High Energy/Power Supercapacitor Performances of Intrinsically Ordered Ruthenium Oxide Prepared through Fast Hydrothermal Synthesis

High Energy/Power Supercapacitor Performances of Intrinsically Ordered Ruthenium Oxide Prepared through Fast Hydrothermal Synthesis
Vladimir Panić, Milica Košević, Gavrilo Šekularac, Matjaž Panjan, Aleksandar Dekanski, Veljko Djokić
A simple one-step microwave-assisted and temperature-controlled hydrothermal synthesis was applied to prepare a nanocrystalline RuO2 dispersion from an aqueous solution of RuCl3 for supercapacitive applications. The obtained RuO2 dispersions were subjected to dynamic light scattering in order to analyze the particle size distribution, whereas morphology and structural properties of the solid phase were investigated by using AFM, SEM, EDX, TEM, and XRD techniques. Ellipsoidally shaped 100–500 nm-sized compact grains, joined into highly ordered prismatic agglomerates, are observed.
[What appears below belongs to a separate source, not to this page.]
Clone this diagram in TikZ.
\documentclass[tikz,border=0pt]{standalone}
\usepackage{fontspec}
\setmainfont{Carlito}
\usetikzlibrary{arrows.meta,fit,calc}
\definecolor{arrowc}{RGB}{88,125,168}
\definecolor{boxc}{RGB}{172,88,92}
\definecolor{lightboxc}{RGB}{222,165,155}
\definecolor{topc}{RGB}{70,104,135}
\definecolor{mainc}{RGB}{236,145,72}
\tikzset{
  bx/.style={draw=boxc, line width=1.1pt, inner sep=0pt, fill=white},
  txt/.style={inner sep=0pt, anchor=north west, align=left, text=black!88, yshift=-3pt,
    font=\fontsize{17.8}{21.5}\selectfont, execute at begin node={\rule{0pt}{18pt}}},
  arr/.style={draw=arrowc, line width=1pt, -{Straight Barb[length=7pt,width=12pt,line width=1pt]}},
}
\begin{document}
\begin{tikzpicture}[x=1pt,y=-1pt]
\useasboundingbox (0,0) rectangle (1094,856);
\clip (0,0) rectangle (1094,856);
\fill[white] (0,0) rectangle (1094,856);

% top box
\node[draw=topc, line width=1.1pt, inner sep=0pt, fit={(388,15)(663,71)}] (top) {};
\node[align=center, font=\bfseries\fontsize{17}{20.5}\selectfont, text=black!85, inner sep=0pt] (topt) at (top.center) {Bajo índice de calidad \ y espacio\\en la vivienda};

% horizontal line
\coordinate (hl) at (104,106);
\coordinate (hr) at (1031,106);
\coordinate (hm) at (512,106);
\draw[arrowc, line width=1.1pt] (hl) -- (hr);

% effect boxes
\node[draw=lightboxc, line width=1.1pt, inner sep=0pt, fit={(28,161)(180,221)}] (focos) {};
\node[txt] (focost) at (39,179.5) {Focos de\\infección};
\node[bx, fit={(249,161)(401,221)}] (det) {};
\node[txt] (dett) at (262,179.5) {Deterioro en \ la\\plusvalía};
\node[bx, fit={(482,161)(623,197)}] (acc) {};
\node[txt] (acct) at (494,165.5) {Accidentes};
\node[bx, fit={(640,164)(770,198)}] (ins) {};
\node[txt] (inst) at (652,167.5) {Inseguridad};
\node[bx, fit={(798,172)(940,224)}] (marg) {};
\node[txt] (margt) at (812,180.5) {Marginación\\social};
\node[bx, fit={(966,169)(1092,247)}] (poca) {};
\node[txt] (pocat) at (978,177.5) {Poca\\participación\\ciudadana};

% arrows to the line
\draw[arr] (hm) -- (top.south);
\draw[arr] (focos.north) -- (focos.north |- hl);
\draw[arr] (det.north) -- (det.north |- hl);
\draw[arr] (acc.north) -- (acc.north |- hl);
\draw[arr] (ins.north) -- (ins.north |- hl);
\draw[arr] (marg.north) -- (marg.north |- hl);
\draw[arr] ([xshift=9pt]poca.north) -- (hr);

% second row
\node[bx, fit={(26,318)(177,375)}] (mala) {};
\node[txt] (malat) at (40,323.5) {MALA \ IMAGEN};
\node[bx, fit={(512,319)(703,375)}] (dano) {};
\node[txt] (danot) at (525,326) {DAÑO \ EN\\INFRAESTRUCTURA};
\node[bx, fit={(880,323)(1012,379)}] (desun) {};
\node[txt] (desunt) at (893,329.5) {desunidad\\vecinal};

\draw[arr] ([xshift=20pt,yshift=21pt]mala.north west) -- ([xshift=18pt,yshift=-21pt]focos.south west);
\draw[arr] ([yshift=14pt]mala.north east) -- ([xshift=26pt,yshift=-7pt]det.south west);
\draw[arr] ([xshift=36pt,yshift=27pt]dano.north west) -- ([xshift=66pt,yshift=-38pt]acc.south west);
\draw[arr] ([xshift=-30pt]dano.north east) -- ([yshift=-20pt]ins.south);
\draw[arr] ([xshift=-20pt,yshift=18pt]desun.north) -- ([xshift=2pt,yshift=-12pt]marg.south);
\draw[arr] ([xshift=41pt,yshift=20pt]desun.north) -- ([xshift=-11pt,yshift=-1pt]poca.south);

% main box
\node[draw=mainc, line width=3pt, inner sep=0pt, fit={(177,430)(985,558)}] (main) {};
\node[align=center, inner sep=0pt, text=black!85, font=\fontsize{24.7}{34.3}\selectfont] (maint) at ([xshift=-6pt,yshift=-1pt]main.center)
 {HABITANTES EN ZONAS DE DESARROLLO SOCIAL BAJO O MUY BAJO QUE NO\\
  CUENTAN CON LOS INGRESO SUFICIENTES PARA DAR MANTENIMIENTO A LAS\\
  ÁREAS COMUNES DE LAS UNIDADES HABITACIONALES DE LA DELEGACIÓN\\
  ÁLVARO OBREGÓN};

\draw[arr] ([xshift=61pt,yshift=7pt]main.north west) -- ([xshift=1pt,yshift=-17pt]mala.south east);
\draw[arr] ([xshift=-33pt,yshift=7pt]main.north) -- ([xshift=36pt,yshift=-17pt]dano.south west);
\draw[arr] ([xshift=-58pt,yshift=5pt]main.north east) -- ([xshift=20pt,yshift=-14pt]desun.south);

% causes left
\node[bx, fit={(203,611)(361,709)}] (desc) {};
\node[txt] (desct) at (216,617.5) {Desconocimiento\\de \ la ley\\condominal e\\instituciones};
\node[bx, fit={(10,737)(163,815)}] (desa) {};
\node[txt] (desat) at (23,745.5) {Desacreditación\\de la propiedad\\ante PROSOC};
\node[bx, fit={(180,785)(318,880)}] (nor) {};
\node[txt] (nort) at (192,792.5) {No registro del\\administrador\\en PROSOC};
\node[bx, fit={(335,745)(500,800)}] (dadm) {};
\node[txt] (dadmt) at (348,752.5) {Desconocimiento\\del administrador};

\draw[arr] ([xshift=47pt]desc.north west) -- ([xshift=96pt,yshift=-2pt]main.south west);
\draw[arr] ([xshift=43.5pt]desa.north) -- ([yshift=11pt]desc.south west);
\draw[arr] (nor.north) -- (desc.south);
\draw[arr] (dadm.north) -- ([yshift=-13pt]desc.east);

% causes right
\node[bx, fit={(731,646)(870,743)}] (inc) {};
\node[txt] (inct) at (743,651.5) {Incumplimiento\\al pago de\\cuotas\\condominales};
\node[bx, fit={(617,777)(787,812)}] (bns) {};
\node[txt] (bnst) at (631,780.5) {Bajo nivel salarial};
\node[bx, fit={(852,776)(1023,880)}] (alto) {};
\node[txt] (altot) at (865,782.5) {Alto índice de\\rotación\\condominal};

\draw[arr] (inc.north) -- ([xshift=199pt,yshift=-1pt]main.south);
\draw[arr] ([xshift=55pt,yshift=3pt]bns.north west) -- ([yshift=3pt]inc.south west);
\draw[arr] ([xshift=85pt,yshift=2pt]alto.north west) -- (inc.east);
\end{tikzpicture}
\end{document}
Two types of grains are observed: more regular ones consisting of spherical, amorphous particles of a few nanometers in size, and irregular ones made of partially crystalline 10–80 nm-sized particles. Consequently, the most dominant structure is 250-nm grains. The particles tend to join tightly across their crystalline domains, which appears responsible for the formation of prismatic shapes of several micrometers. This arraying causes high capacitive activity - specific capacitances of up to 800 F g−1 are registered, which negligibly depend on the charging/discharging rate. The synthesized material is of highly accessible internal structure, and is an excellent candidate for both low- and high-power applications. Time to relax: Considerably improved supercapacitive performance of highly ordered RuO2, obtained through a simple one-step hydrothermal synthesis, is achieved. Owing to fast and uniform microwave heating, regular nanoparticles of well-defined crystalline/amorphous domains with a high surface energy are created. Compact nanoparticulate grains relax into ordered prismoidal clusters, which enhance the availability of charge-exchanging oxide surfaces.